Falling Like Rain. Skelton, the Bel Air millionaire who recently gave away one of his three Rolls-Royces, was born so poor that he sang for pennies in the streets of Vincennes, Ind. when he was seven. His father, a circus clown, had died before Richard Skelton was born, and when Red was ten he ran away from home to join a show-business type known as Dr. R. E. Lewis—an itinerant medicine man who peddled a solution of water, sugar and Epsom salts called the Hot Springs System Tonic. Mississippi showboats, minstrel shows and vaudeville later gave Red his secondary education and set him up for radio, Hollywood and television, but Dr. Lewis, inadvertently, had already shown him his best professional asset. The “doctor” pushed Red off the medicine wagon one day, and when the boy nose-dived to the ground, the crowd shook with laughter. Skelton has fallen like rain ever since, spattering himself all over sets and stages. He has banged up arms, fingers, ribs, and suffered one serious concussion.

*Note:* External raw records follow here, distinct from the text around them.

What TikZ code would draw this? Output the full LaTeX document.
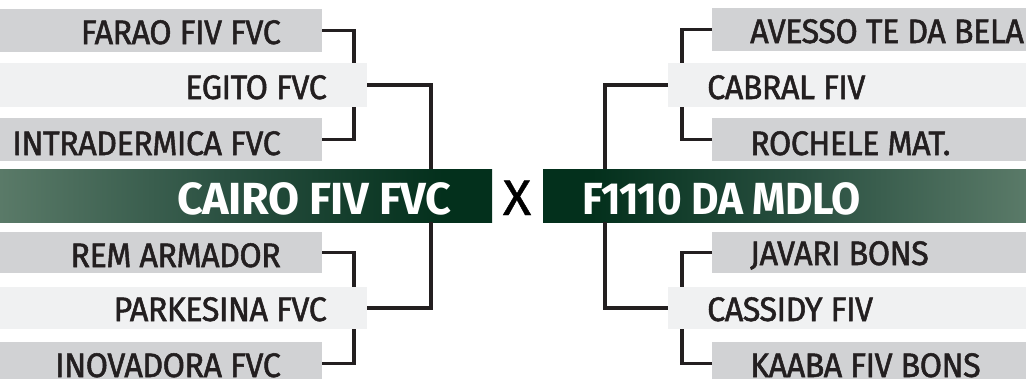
\documentclass[tikz,border=0pt]{standalone}
\usepackage{fontspec}
\setmainfont{Fira Sans}[FakeStretch=0.95, FakeBold=1.5, LetterSpace=-1.5]
\newfontfamily\bigfont{Fira Sans}[FakeStretch=1.0, LetterSpace=-1]
\newfontfamily\bigfontn{Fira Sans}[FakeStretch=0.94, LetterSpace=-1]
\newfontfamily\xfont{Fira Sans}[FakeStretch=1.05, FakeBold=0.8]
\usetikzlibrary{positioning}
\definecolor{boxgray}{HTML}{D1D2D4}
\definecolor{boxlight}{HTML}{F0F1F2}
\definecolor{ink}{HTML}{231F20}
\definecolor{gL}{HTML}{5A7A68}
\definecolor{gM}{HTML}{2A5041}
\definecolor{gD}{HTML}{03301C}
\pgfdeclarehorizontalshading{greenL}{100bp}{color(0bp)=(gL); color(25bp)=(gL); color(48bp)=(gM); color(70bp)=(gD); color(100bp)=(gD)}
\pgfdeclarehorizontalshading{greenR}{100bp}{color(0bp)=(gD); color(30bp)=(gD); color(52bp)=(gM); color(75bp)=(gL); color(100bp)=(gL)}
\tikzset{
  teambox/.style={fill=boxgray, draw=none, inner sep=0pt, anchor=north west},
  finbox/.style={fill=boxlight, draw=none, inner sep=0pt, anchor=north west},
  teamtxt/.style={inner sep=0pt, text=ink, font=\fontsize{34}{34}\selectfont},
  bigtxt/.style={inner sep=0pt, text=white, font=\bigfont\bfseries\fontsize{45}{45}\selectfont},
  bigtxtn/.style={inner sep=0pt, text=white, font=\bigfontn\bfseries\fontsize{45}{45}\selectfont},
  conn/.style={draw=ink, line width=3.5pt, line join=miter, line cap=butt},
}
\begin{document}
\begin{tikzpicture}[x=1pt,y=-1pt]
\useasboundingbox (0,0) rectangle (1026,378);
\clip (0,0) rectangle (1026,378);
% left boxes
\node[teambox, minimum width=322pt, minimum height=43pt] (farao) at (0,9) {};
\node[finbox,  minimum width=367pt, minimum height=44pt] (egito) at (0,63) {};
\node[teambox, minimum width=322pt, minimum height=43pt] (intra) at (0,118) {};
\node[teambox, minimum width=322pt, minimum height=41pt] (rem) at (0,232) {};
\node[finbox,  minimum width=367pt, minimum height=42pt] (park) at (0,287) {};
\node[teambox, minimum width=322pt, minimum height=43pt] (inov) at (0,342) {};
% right boxes
\node[teambox, minimum width=314pt, minimum height=43pt] (avesso) at (712,8) {};
\node[finbox,  minimum width=358pt, minimum height=44pt] (cabral) at (668,63) {};
\node[teambox, minimum width=314pt, minimum height=43pt] (rochele) at (712,118) {};
\node[teambox, minimum width=314pt, minimum height=41pt] (javari) at (712,232) {};
\node[finbox,  minimum width=358pt, minimum height=42pt] (cassidy) at (668,287) {};
\node[teambox, minimum width=314pt, minimum height=43pt] (kaaba) at (712,342) {};
% green bars
\node[shading=greenL, inner sep=0pt, anchor=north west, minimum width=492pt, minimum height=53pt] (cairo) at (0,169) {};
\node[shading=greenR, inner sep=0pt, anchor=north west, minimum width=483pt, minimum height=53pt] (f1110) at (543,169) {};
% texts
\node[teamtxt, anchor=base east] (faraot) at (281,44) {FARAO FIV FVC};
\node[teamtxt, anchor=base east] (egitot) at (327,99) {EGITO FVC};
\node[teamtxt, anchor=base east] (intrat) at (281,155) {INTRADERMICA FVC};
\node[teamtxt, anchor=base east] (remt) at (281,267) {REM ARMADOR};
\node[teamtxt, anchor=base east] (parkt) at (327,321) {PARKESINA FVC};
\node[teamtxt, anchor=base east] (inovt) at (281,377) {INOVADORA FVC};
\node[teamtxt, anchor=base west] (avessot) at (750,43) {AVESSO TE DA BELA};
\node[teamtxt, anchor=base west] (cabralt) at (707,99) {CABRAL FIV};
\node[teamtxt, anchor=base west] (rochelet) at (750,155) {ROCHELE MAT.};
\node[teamtxt, anchor=base west] (javarit) at (750,265) {JAVARI BONS};
\node[teamtxt, anchor=base west] (cassidyt) at (707,321) {CASSIDY FIV};
\node[teamtxt, anchor=base west] (kaabat) at (750,377) {KAABA FIV BONS};
\node[bigtxt, anchor=base east] (cairot) at (452,214) {CAIRO FIV FVC};
\node[bigtxtn, anchor=base west] (f1110t) at (582,214) {F1110 DA MDLO};
\node[inner sep=0pt, text=black, anchor=base, font=\xfont\fontsize{50}{50}\selectfont] (vs) at (517,215) {X};
% connectors left
\draw[conn] (farao.east) -| ([xshift=354pt]egito.north west);
\draw[conn] (intra.east) -| ([xshift=354pt]egito.south west);
\draw[conn] (egito.east) -| ([xshift=431pt]cairo.north west);
\draw[conn] ([xshift=431pt]cairo.south west) |- (park.east);
\draw[conn] (rem.east) -| ([xshift=354pt]park.north west);
\draw[conn] (inov.east) -| ([xshift=354pt]park.south west);
% connectors right
\draw[conn] (avesso.west) -| ([xshift=14pt]cabral.north west);
\draw[conn] (rochele.west) -| ([xshift=14pt]cabral.south west);
\draw[conn] (cabral.west) -| ([xshift=62pt]f1110.north west);
\draw[conn] ([xshift=62pt]f1110.south west) |- (cassidy.west);
\draw[conn] (javari.west) -| ([xshift=14pt]cassidy.north west);
\draw[conn] (kaaba.west) -| ([xshift=14pt]cassidy.south west);
\end{tikzpicture}
\end{document}
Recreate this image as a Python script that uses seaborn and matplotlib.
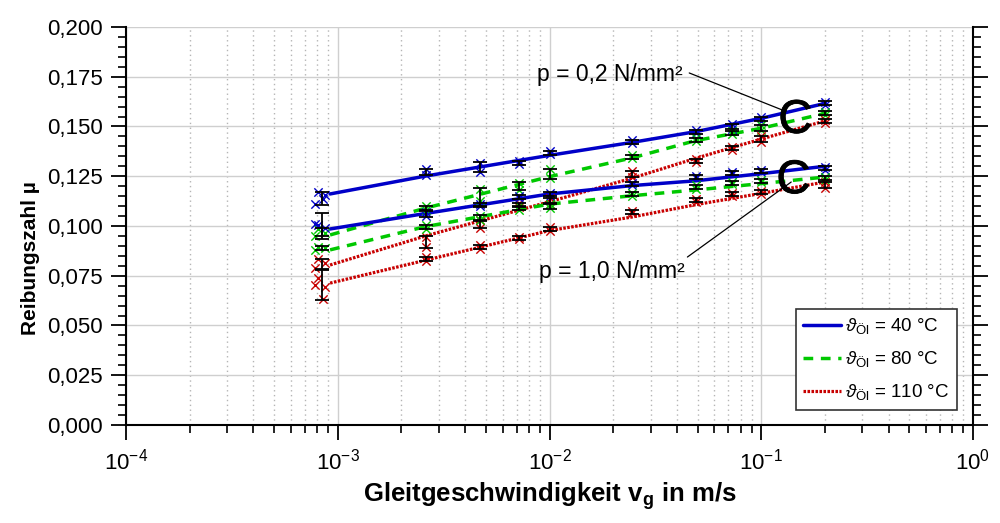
import numpy as np
import pandas as pd
import matplotlib
matplotlib.use("Agg")
import matplotlib.pyplot as plt
import matplotlib.patheffects as pe
import seaborn as sns
from matplotlib.ticker import MultipleLocator, FuncFormatter, LogLocator, NullFormatter
from matplotlib.lines import Line2D

# ---------------- data ----------------
v_groups = [8.4e-4, 2.6e-3, 4.7e-3, 7.2e-3, 1.0e-2, 2.45e-2, 4.9e-2, 7.3e-2, 1.0e-1, 2.0e-1]
v_first_raw = [8.1e-4, 8.7e-4, 7.8e-4, 8.5e-4]  # scattered velocities of first group

# p = 0,2 N/mm²
mean_40_p02 = [0.114, 0.127, 0.1295, 0.1317, 0.1367, 0.1422, 0.1472, 0.150, 0.1538, 0.1618]
err_40_p02 = [0.0033, 0.0015, 0.0025, 0.001, 0.001, 0.001, 0.001, 0.0015, 0.001, 0.001]
raw_40_p02 = [[0.117, 0.1155, 0.111, 0.1135], [0.1285, 0.1258], [0.1318, 0.1272], [0.1325, 0.131],
              [0.1375, 0.136], [0.143, 0.1415], [0.148, 0.1465], [0.1513, 0.1488], [0.1547, 0.153],
              [0.1625, 0.161]]
mean_80_p02 = [0.097, 0.109, 0.1145, 0.120, 0.1262, 0.1347, 0.1432, 0.1467, 0.1492, 0.1568]
err_80_p02 = [0.002, 0.001, 0.0045, 0.002, 0.0025, 0.001, 0.001, 0.001, 0.0015, 0.001]
raw_80_p02 = [[0.0985, 0.0965, 0.095], [0.1098, 0.1082], [0.1185, 0.1125], [0.1215, 0.118],
              [0.1285, 0.124], [0.1355, 0.134], [0.144, 0.1425], [0.1475, 0.146], [0.1505, 0.148],
              [0.1575, 0.156]]
mean_110_p02 = [0.081, 0.092, 0.101, 0.1105, 0.1125, 0.126, 0.1327, 0.139, 0.1435, 0.1528]
err_110_p02 = [0.0025, 0.003, 0.002, 0.001, 0.0015, 0.0015, 0.001, 0.001, 0.0015, 0.001]
raw_110_p02 = [[0.0834, 0.0814, 0.079], [0.0945, 0.0895], [0.103, 0.099], [0.1115, 0.1095],
               [0.114, 0.111], [0.1276, 0.1246], [0.1335, 0.132], [0.1398, 0.1382], [0.145, 0.142],
               [0.1535, 0.152]]
# p = 1,0 N/mm²
mean_40_p10 = [0.100, 0.106, 0.1105, 0.1146, 0.116, 0.1211, 0.1246, 0.1266, 0.1276, 0.129]
err_40_p10 = [0.0065, 0.0015, 0.001, 0.001, 0.001, 0.001, 0.001, 0.001, 0.001, 0.001]
raw_40_p10 = [[0.1005, 0.099, 0.101], [0.107, 0.105], [0.111, 0.110], [0.1152, 0.114],
              [0.1168, 0.1152], [0.1218, 0.1204], [0.1253, 0.1239], [0.1272, 0.126], [0.1282, 0.127],
              [0.1298, 0.1283]]
mean_80_p10 = [0.089, 0.0995, 0.104, 0.109, 0.110, 0.116, 0.1196, 0.1216, 0.1226, 0.124]
err_80_p10 = [0.001, 0.001, 0.0015, 0.001, 0.0015, 0.001, 0.001, 0.001, 0.001, 0.001]
raw_80_p10 = [[0.0895, 0.089, 0.088], [0.1005, 0.0985], [0.1048, 0.1032], [0.1098, 0.1082],
              [0.1112, 0.1088], [0.1168, 0.1152], [0.1204, 0.1188], [0.1223, 0.1209], [0.1233, 0.1219],
              [0.1248, 0.1232]]
mean_110_p10 = [0.0705, 0.0834, 0.0894, 0.094, 0.0985, 0.107, 0.113, 0.116, 0.117, 0.1205]
err_110_p10 = [0.0075, 0.001, 0.001, 0.001, 0.001, 0.001, 0.001, 0.001, 0.001, 0.0015]
raw_110_p10 = [[0.0739, 0.0693, 0.0703, 0.0633], [0.0842, 0.0826], [0.0902, 0.0886], [0.0947, 0.0933],
               [0.0993, 0.0977], [0.1077, 0.1063], [0.1138, 0.1122], [0.1168, 0.1152], [0.1178, 0.1162],
               [0.1222, 0.119]]

# fitted curves
v_fit = [9.2e-4, 2.6e-3, 1.0e-2, 2.45e-2, 4.9e-2, 1.0e-1, 2.0e-1]
fit_40_p02 = [0.1161, 0.1251, 0.1355, 0.1420, 0.1474, 0.1541, 0.1616]
fit_80_p02 = [0.0955, 0.1090, 0.1248, 0.1342, 0.1429, 0.1491, 0.1566]
fit_110_p02 = [0.0804, 0.0950, 0.1122, 0.1240, 0.1340, 0.1437, 0.1528]
fit_40_p10 = [0.0985, 0.1063, 0.1161, 0.1203, 0.1227, 0.1263, 0.1300]
fit_80_p10 = [0.0880, 0.0997, 0.1110, 0.1152, 0.1181, 0.1213, 0.1246]
fit_110_p10 = [0.0713, 0.0828, 0.0977, 0.1045, 0.1107, 0.1164, 0.1221]

legend_labels = [r"$\vartheta_{\mathrm{Öl}}$ = 40 °C", r"$\vartheta_{\mathrm{Öl}}$ = 80 °C",
                 r"$\vartheta_{\mathrm{Öl}}$ = 110 °C"]
x_label = r"Gleitgeschwindigkeit $\mathbf{v}_{\mathbf{g}}$ in m/s"
y_label = "Reibungszahl µ"
note_p02 = "p = 0,2 N/mm²"
note_p10 = "p = 1,0 N/mm²"

# ---------------- style ----------------
sns.set_style("white")
plt.rcParams["font.family"] = ["Liberation Sans", "DejaVu Sans"]
plt.rcParams["mathtext.fontset"] = "custom"
plt.rcParams["mathtext.rm"] = "Liberation Sans"
plt.rcParams["mathtext.it"] = "Liberation Sans:italic"
plt.rcParams["mathtext.bf"] = "Liberation Sans:bold"
plt.rcParams["mathtext.sf"] = "Liberation Sans"
for key in ["text.color", "axes.labelcolor", "xtick.color", "ytick.color", "axes.edgecolor"]:
    plt.rcParams[key] = "black"

BLUE, GREEN, RED = "#0000C8", "#00C800", "#C80000"
styles = {
    "40": dict(color=BLUE, linestyle="-", lw=2.5),
    "80": dict(color=GREEN, linestyle=(0, (2.8, 2.2)), lw=2.5),
    "110": dict(color=RED, linestyle=(0, (0.8, 0.45)), lw=2.3),
}

series = [
    ("40", mean_40_p02, err_40_p02, raw_40_p02, fit_40_p02),
    ("80", mean_80_p02, err_80_p02, raw_80_p02, fit_80_p02),
    ("110", mean_110_p02, err_110_p02, raw_110_p02, fit_110_p02),
    ("40", mean_40_p10, err_40_p10, raw_40_p10, fit_40_p10),
    ("80", mean_80_p10, err_80_p10, raw_80_p10, fit_80_p10),
    ("110", mean_110_p10, err_110_p10, raw_110_p10, fit_110_p10),
]

fig = plt.figure(figsize=(10, 5.23), dpi=100)
ax = fig.add_axes([0.126, 0.1874, 0.847, 0.7610])
ax.set_xscale("log")

# lines
for temp, mean, err, raw, fit in series:
    st = styles[temp]
    df = pd.DataFrame({"v": v_fit, "mu": fit})
    sns.lineplot(data=df, x="v", y="mu", ax=ax, estimator=None, sort=False,
                 color=st["color"], linestyle=st["linestyle"], linewidth=st["lw"], zorder=3)

# raw markers
for temp, mean, err, raw, fit in series:
    st = styles[temp]
    xs, ys = [], []
    for gi, vals in enumerate(raw):
        for k, val in enumerate(vals):
            xs.append(v_first_raw[k] if gi == 0 else v_groups[gi])
            ys.append(val)
    sns.scatterplot(x=xs, y=ys, ax=ax, marker="x", s=36, color=st["color"],
                    linewidth=1.0, zorder=4, legend=False)

# error bars of means
for temp, mean, err, raw, fit in series:
    ax.errorbar(v_groups, mean, yerr=err, fmt="none", ecolor="black", elinewidth=1.3,
                capsize=5, capthick=1.3, zorder=5)

# axes setup
ax.set_xlim(1e-4, 1.0)
ax.set_ylim(0.0, 0.2)
ax.yaxis.set_major_locator(MultipleLocator(0.025))
ax.yaxis.set_minor_locator(MultipleLocator(0.005))
ax.yaxis.set_major_formatter(FuncFormatter(lambda y, p: f"{y:.3f}".replace(".", ",")))
ax.xaxis.set_major_locator(LogLocator(base=10, numticks=10))
ax.xaxis.set_minor_locator(LogLocator(base=10, subs=np.arange(2, 10), numticks=20))
ax.xaxis.set_minor_formatter(NullFormatter())

ax.set_axisbelow(True)
ax.grid(which="major", color="#cfcfcf", lw=1.0, ls="-")
ax.xaxis.grid(which="minor", color="#b5b5b5", lw=1.0, ls=(0, (1, 2.5)))

for side in ["left", "bottom", "right"]:
    ax.spines[side].set_visible(True)
    ax.spines[side].set_color("black")
    ax.spines[side].set_linewidth(1.5)
ax.spines["top"].set_visible(False)

ax.tick_params(axis="both", which="major", direction="out", length=11, width=1.3,
               labelsize=16, color="black", labelcolor="black", pad=6)
ax.tick_params(axis="both", which="minor", direction="out", length=6, width=1.2, color="black")
ax.tick_params(axis="y", which="both", left=True, right=True, labelright=False)
ax.tick_params(axis="x", which="both", bottom=True, top=False)

ax.set_xlabel(x_label, fontsize=18.5, fontweight="bold", color="black")
ax.set_ylabel(y_label, fontsize=15, fontweight="bold", color="black")
ax.xaxis.set_label_coords(0.5, -0.14)
ax.yaxis.set_label_coords(-0.101, 0.42)

# annotations
ax.text(0.0192, 0.1759, note_p02, ha="center", va="center", fontsize=16.5, zorder=6)
ax.text(0.0196, 0.0769, note_p10, ha="center", va="center", fontsize=16.5, zorder=6)
ax.annotate("", xy=(0.1256, 0.1583), xytext=(0.0457, 0.1769),
            arrowprops=dict(arrowstyle="-", color="black", lw=0.9, shrinkA=0, shrinkB=0), zorder=6)
ax.annotate("", xy=(0.1385, 0.1221), xytext=(0.0448, 0.0844),
            arrowprops=dict(arrowstyle="-", color="black", lw=0.9, shrinkA=0, shrinkB=0), zorder=6)
thick = [pe.withStroke(linewidth=0.6, foreground="black")]
ax.text(0.145, 0.1468, "C", ha="center", va="baseline", fontsize=34, zorder=6, path_effects=thick)
ax.text(0.142, 0.1165, "C", ha="center", va="baseline", fontsize=34, zorder=6, path_effects=thick)

# legend
handles = [Line2D([0], [0], color=styles[t]["color"], linestyle=styles[t]["linestyle"],
                  lw=styles[t]["lw"]) for t in ["40", "80", "110"]]
leg = ax.legend(handles, legend_labels, loc="lower right", bbox_to_anchor=(0.981, 0.038),
                borderaxespad=0, frameon=True, fancybox=False, framealpha=1, edgecolor="#333333",
                fontsize=13.5, handlelength=2.0, handletextpad=0.25, labelspacing=0.7,
                borderpad=0.4)
leg.get_frame().set_linewidth(1.2)
leg.set_zorder(10)

fig.savefig("out.png", dpi=100)
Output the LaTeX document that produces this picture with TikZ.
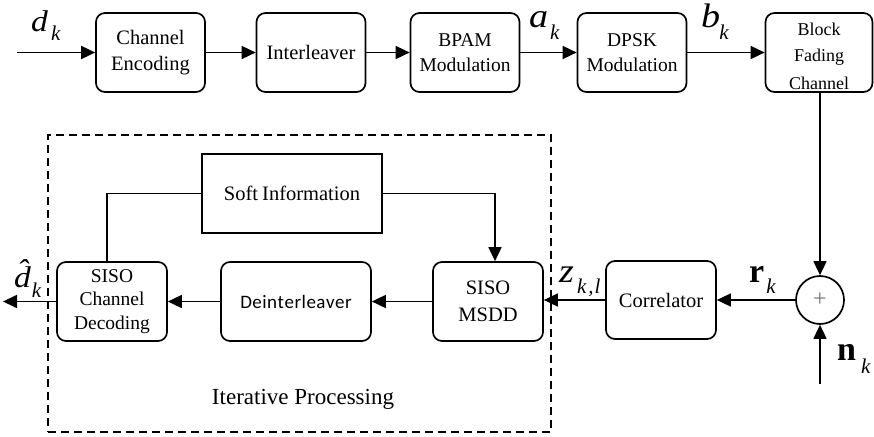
\documentclass[tikz,border=0pt]{standalone}
\usepackage{fontspec}
\setmainfont{Liberation Serif}
\newfontfamily\carlito{Carlito}
\usetikzlibrary{arrows.meta}
\newcommand\subsz{\fontsize{21}{21}\selectfont}
% letter, size, kern, drop, subscript
\newcommand\lblit[5]{\scalebox{1.12}[1]{\fontsize{#2}{#2}\selectfont\itshape #1}\kern#3\raisebox{#4}{\subsz\itshape #5}}
\newcommand\lblbf[5]{{\fontsize{#2}{#2}\selectfont\bfseries #1}\kern#3\raisebox{#4}{\subsz\itshape #5}}
\begin{document}
\begin{tikzpicture}[x=1pt,y=-1pt,
  blk/.style={draw, rounded corners=9pt, minimum width=109pt, minimum height=79pt,
    inner sep=0pt, align=center, line width=1.7pt, font=\fontsize{20.5}{26.5}\selectfont},
  arr/.style={-{Triangle[length=14pt,width=13pt]}, line width=1.7pt},
  ln/.style={line width=1.7pt},
  lab/.style={anchor=base west, inner sep=0pt},
  txt/.style={anchor=base, inner sep=0pt}]
\useasboundingbox (0,0) rectangle (874,436);

% top row
\node[blk] (enc) at (150.5,52.5) {Channel\\Encoding};
\node[blk] (int) at (311,52.5) {Interleaver};
\node[blk, font=\fontsize{19.5}{25}\selectfont] (bpam) at (465,52.5) {BPAM\\Modulation};
\node[blk, font=\fontsize{19.5}{25}\selectfont] (dpsk) at (632,52.5) {DPSK\\Modulation};
\node[blk, minimum width=107pt] (bfc) at (819,52.5) {};
\node[txt, font=\fontsize{18}{18}\selectfont] (bfc1) at (819,36) {Block};
\node[txt, font=\fontsize{18}{18}\selectfont] (bfc2) at (819,61) {Fading};
\node[txt, font=\fontsize{18}{18}\selectfont] (bfc3) at (819,89) {Channel};

% lower row
\node[circle, draw, line width=1.7pt, minimum size=48pt, inner sep=0pt,
  font=\fontsize{24}{24}\selectfont\color{black!55}] (sum) at (820,300) {+};
\node[blk, minimum width=110pt, minimum height=78pt] (cor) at (661,300) {Correlator};
\node[blk, minimum width=110pt] (msdd) at (488,301.5) {SISO\\MSDD};
\node[blk, minimum width=150pt, font=\carlito\fontsize{19}{19}\selectfont] (deint) at (296,301.5) {D\kern0.5pt e\kern0.5pt i\kern0.5pt n\kern0.5pt t\kern0.5pt e\kern0.5pt r\kern0.5pt l\kern0.5pt e\kern0.5pt a\kern0.5pt v\kern0.5pt e\kern0.5pt r};
\node[blk, minimum width=110pt, font=\fontsize{19.5}{23.5}\selectfont] (dec) at (112,301.5) {SISO\\Channel\\Decoding};
\node[draw, line width=1.7pt, minimum width=180pt, minimum height=79pt, inner sep=0pt,
  font=\fontsize{20.5}{20.5}\selectfont] (soft) at (292,193.5) {Soft\kern-1pt\ Information};

% dashed region
\node[draw, line width=1.4pt, dash pattern=on 8pt off 5pt, minimum width=503pt,
  minimum height=297pt, inner sep=0pt] (iter) at (299.5,283.5) {};
\node[txt, font=\fontsize{23}{23}\selectfont] (itlbl) at (303,404) {Iterative Processing};

% connectors
\coordinate (din) at (17,52.5);
\draw[arr] (din) -- (enc);
\draw[arr] (enc) -- (int);
\draw[arr] (int) -- (bpam);
\draw[arr] (bpam) -- (dpsk);
\draw[arr] (dpsk) -- (bfc);
\draw[arr] (bfc.south -| sum.north) -- (sum.north);
\coordinate (nin) at (820,384);
\draw[arr] (nin) -- (sum.south);
\draw[arr] (sum.west) -- (cor.east);
\draw[arr] (cor.west) -- (msdd.east |- cor.west);
\draw[arr] (soft.east) -| ([xshift=7pt]msdd.north);
\draw[ln] (soft.west) -| ([xshift=-5pt]dec.north);
\draw[arr] (msdd.west) -- (deint.east);
\draw[arr] (deint.west) -- (dec.east);
\coordinate (dout) at (3,301.5);
\draw[arr] (dec.west) -- (dout);

% labels
\node[lab] (dk) at (31,32) {\lblit{d}{30}{3pt}{-9pt}{k}};
\node[lab] (ak) at (529,28) {\lblit{a}{34}{2pt}{-12pt}{k}};
\node[lab] (bk) at (701,28) {\lblit{b}{34}{-1pt}{-12pt}{k}};
\node[lab] (rk) at (749,282) {\lblbf{r}{34}{2pt}{-11pt}{k}};
\node[lab] (nk) at (837,360) {\lblbf{n}{34}{5pt}{-13pt}{k}};
\node[lab] (zk) at (559,282) {\lblit{z}{34}{3pt}{-11pt}{k\kern2pt,\kern1pt l}};
\node[lab] (dh) at (14,287) {\lblit{d\char"0302}{30}{1pt}{-10pt}{k}};
\end{tikzpicture}
\end{document}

The second largest asset of his early career came indirectly from vaudeville. He married a Kansas City usherette named Edna Stilwell, a hardheaded girl who managed his business affairs so well that she continued to do so for five years after they were divorced and he married Girl-about-Hollywood Georgia Davis. But even as Edna helped guide him toward the stability of oil wells and real estate holdings (he even owns his own film studio now), she could not overcome his deeper fears. According to a friend, Skelton feels that vague assailants known as “they” have always been after him. He once went around with a suitcase full of cash, explaining: “They won’t get this away from me.”

Soundest Proof. Between Edna and Georgia, Skelton filled in with alcohol, but now drinks very little and does not smoke, although he almost always has a cigar with him and manages to chew up some 25 to 30 stogies a day. Nor does he gamble—in public—since that might disillusion his followers. When he is in Las Vegas, the hotel management installs a slot machine in his room, last month turned back to him $350 he had lost while playing his enormously successful engagement at The Sands.

Skelton has 22 Bibles, has studied assorted Oriental and Occidental faiths, often says that he believes all people are placed on earth by God for a purpose and that his is to make people laugh. The soundest proof of this, as he sees it, comes when small children approach him after shows, and climb silently into his lap. A master malapropist, Skelton perhaps sums up what draws children and all people to him when he speaks of “extra-sensitive perception.” His troubled life has given him the sensitivity that has made him a great clown. “I’ve got the sixth sense,” he admits, “but I don’t have the other five.”